LOS ANGELES – Count David Beckham among the many big names in politics and global soccer who have been taken aback by FIFA president Sepp Blatter’s controversial comments on racism in the game.
“I think the comments were appalling,” the LA Galaxy midfielder said at Thursday’s MLS Cup 2011 press conference. “I think a lot of people have said that. I don’t think the comments were very good for this game.”
Blatter has taken a considerable amount of heat for claiming in an interview with CNN that “there is no racism on the pitch” in soccer.
The issue has come back to the fore in the wake of recent cases of alleged racial slurs being uttered by big-name players during matches. Liverpool’s Luis Suárez and Chelsea’s John Terry have both faced scrutiny for separate instances.
Beckham said he took issue with Blatter’s comments that such instances sometimes happen over the course of a match and “at the end of the game, we shake hands.”
“It’s still there and can’t just be swept under the carpet and can’t just be sorted out just by handshake,” Beckham said. “It’s not the way of the world and not the way racism should be treated. It’s out there.”

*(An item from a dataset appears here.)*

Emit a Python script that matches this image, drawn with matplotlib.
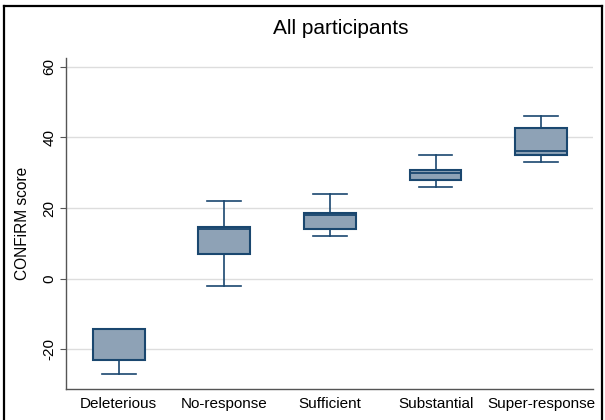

The former England captain has long been involved in anti-racism campaigns within the sport, both at the club and international level. He first lent his support to the English FA-affiliated Kick It Out campaign, which was established in 1993.
Beckham's former Manchester United teammate Rio Ferdinand – among many others – has demanded that Blatter step down; however, Beckham declined to voice an opinion on Blatter's fate.
“I have no power with who goes and who stays within FIFA and I don’t wish to have that,” he said. “The comments, everyone has had their own opinions and I’m not going to say any more on it. Racism is something that we all want to keep [not only] out of sport, but life in general.”